- TASK -
Print word for word the first line of the listing below and every line after it, through the line with "var possibilityMultipleHi = [28.6, 34.5, 11.0, 45.9];". Leave out the pictures and the rest.

* Begin DATA PROVIDED *

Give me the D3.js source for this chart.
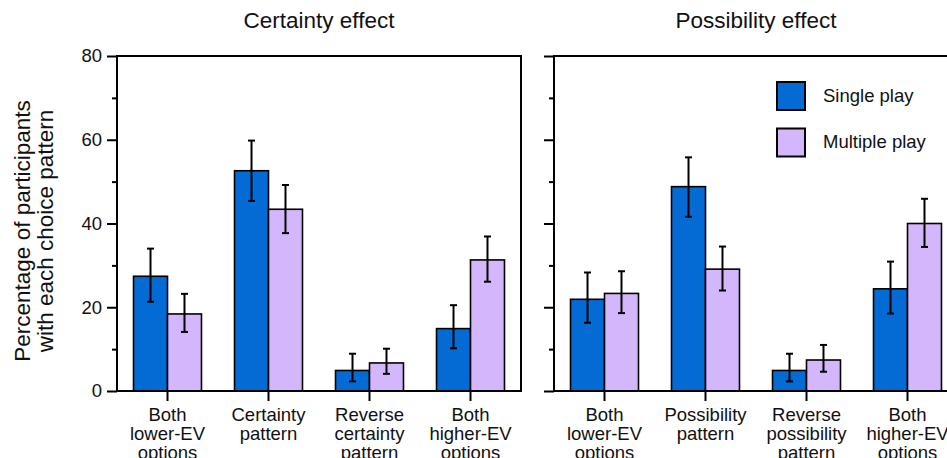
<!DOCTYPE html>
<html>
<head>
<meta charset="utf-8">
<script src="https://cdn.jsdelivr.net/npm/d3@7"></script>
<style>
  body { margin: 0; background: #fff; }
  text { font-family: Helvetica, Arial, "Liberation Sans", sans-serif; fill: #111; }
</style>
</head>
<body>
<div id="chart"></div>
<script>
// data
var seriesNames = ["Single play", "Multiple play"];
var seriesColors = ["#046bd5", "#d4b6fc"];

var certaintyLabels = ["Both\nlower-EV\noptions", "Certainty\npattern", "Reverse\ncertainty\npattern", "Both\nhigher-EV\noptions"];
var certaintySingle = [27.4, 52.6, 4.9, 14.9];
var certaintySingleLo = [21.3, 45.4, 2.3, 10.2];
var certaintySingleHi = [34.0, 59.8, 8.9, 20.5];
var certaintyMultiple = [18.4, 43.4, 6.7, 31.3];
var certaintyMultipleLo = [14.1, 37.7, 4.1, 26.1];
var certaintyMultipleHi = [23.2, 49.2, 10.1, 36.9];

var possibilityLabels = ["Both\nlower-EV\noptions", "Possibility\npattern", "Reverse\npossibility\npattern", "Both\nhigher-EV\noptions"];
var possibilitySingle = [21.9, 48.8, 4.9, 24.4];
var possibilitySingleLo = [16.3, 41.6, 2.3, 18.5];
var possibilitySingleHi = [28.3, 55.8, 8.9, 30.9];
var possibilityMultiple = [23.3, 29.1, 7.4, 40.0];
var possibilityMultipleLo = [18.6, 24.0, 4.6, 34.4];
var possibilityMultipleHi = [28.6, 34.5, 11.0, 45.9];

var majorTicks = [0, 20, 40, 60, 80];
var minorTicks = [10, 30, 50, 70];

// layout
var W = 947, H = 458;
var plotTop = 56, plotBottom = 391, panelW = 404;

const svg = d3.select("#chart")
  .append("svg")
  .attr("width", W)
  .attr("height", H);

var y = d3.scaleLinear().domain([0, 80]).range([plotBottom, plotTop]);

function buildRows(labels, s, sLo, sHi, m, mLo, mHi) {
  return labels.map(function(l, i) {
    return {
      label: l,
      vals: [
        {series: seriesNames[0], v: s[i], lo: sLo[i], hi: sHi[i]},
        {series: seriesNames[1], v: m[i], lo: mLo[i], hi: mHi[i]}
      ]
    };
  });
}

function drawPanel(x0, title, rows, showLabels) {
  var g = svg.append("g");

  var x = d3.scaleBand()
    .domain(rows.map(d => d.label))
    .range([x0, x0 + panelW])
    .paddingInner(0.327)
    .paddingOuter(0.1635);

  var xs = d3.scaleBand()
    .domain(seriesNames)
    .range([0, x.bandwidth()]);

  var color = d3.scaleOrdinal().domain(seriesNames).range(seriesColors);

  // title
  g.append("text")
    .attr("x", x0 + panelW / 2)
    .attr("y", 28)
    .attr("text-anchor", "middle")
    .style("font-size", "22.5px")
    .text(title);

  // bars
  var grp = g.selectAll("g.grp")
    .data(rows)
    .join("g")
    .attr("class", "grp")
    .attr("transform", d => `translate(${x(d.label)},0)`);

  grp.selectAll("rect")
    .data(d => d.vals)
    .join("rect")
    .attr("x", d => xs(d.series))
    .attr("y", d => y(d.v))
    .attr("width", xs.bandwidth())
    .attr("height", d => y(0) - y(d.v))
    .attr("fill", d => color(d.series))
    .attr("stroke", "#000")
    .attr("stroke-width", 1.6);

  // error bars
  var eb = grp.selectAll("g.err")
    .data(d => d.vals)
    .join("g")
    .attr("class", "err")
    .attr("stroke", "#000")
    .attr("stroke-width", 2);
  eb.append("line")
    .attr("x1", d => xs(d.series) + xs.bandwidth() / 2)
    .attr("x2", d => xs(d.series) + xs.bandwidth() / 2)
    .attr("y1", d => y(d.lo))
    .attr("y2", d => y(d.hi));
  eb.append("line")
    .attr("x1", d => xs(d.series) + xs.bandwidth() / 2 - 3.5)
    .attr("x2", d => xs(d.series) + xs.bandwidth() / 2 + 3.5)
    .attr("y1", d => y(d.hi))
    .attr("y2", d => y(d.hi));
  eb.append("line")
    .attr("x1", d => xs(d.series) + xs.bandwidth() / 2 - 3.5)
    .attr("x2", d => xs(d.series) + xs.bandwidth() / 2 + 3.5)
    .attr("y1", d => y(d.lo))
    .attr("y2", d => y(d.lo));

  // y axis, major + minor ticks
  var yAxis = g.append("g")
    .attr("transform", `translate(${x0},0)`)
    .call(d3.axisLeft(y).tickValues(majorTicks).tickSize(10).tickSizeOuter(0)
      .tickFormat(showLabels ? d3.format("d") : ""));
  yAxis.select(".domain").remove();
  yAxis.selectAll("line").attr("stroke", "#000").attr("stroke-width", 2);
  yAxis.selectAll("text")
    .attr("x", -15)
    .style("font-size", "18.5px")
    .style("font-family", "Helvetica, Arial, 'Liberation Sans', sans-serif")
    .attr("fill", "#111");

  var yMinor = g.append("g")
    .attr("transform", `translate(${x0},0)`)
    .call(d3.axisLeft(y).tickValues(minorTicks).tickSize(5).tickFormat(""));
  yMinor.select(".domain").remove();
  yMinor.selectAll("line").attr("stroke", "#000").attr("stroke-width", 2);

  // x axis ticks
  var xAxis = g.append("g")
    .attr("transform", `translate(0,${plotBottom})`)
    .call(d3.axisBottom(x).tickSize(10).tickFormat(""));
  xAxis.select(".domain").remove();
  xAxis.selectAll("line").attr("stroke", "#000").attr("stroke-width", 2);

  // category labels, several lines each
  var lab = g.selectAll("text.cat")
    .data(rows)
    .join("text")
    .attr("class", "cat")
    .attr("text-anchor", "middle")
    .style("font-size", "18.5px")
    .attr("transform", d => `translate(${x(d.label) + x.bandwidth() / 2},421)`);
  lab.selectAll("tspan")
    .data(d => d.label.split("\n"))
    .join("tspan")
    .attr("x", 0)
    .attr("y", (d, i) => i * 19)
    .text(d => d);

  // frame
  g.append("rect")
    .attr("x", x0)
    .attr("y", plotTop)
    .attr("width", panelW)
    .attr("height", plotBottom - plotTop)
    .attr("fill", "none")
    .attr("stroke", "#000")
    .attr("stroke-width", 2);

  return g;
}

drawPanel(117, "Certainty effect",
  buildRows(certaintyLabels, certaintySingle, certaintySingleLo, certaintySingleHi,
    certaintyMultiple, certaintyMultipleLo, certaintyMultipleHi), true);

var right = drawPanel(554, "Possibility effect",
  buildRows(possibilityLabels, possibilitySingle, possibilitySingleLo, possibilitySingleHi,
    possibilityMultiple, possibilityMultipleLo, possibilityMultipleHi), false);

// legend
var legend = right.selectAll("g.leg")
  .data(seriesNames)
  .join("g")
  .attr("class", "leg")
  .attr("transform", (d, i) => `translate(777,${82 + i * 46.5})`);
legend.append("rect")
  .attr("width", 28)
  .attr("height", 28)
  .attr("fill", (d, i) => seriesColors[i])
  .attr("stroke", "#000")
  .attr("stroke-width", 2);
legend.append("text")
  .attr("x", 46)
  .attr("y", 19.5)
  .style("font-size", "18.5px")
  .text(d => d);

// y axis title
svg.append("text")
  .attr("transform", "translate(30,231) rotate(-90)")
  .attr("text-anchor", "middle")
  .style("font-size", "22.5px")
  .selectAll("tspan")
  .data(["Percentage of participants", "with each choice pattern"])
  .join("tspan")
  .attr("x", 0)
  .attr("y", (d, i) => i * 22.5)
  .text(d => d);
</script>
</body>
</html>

* End DATA PROVIDED *

- SOLUTION TO THE EXERCISE -
Give me the D3.js source for this chart.
<!DOCTYPE html>
<html>
<head>
<meta charset="utf-8">
<script src="https://cdn.jsdelivr.net/npm/d3@7"></script>
<style>
  body { margin: 0; background: #fff; }
  text { font-family: Helvetica, Arial, "Liberation Sans", sans-serif; fill: #111; }
</style>
</head>
<body>
<div id="chart"></div>
<script>
// data
var seriesNames = ["Single play", "Multiple play"];
var seriesColors = ["#046bd5", "#d4b6fc"];

var certaintyLabels = ["Both\nlower-EV\noptions", "Certainty\npattern", "Reverse\ncertainty\npattern", "Both\nhigher-EV\noptions"];
var certaintySingle = [27.4, 52.6, 4.9, 14.9];
var certaintySingleLo = [21.3, 45.4, 2.3, 10.2];
var certaintySingleHi = [34.0, 59.8, 8.9, 20.5];
var certaintyMultiple = [18.4, 43.4, 6.7, 31.3];
var certaintyMultipleLo = [14.1, 37.7, 4.1, 26.1];
var certaintyMultipleHi = [23.2, 49.2, 10.1, 36.9];

var possibilityLabels = ["Both\nlower-EV\noptions", "Possibility\npattern", "Reverse\npossibility\npattern", "Both\nhigher-EV\noptions"];
var possibilitySingle = [21.9, 48.8, 4.9, 24.4];
var possibilitySingleLo = [16.3, 41.6, 2.3, 18.5];
var possibilitySingleHi = [28.3, 55.8, 8.9, 30.9];
var possibilityMultiple = [23.3, 29.1, 7.4, 40.0];
var possibilityMultipleLo = [18.6, 24.0, 4.6, 34.4];
var possibilityMultipleHi = [28.6, 34.5, 11.0, 45.9];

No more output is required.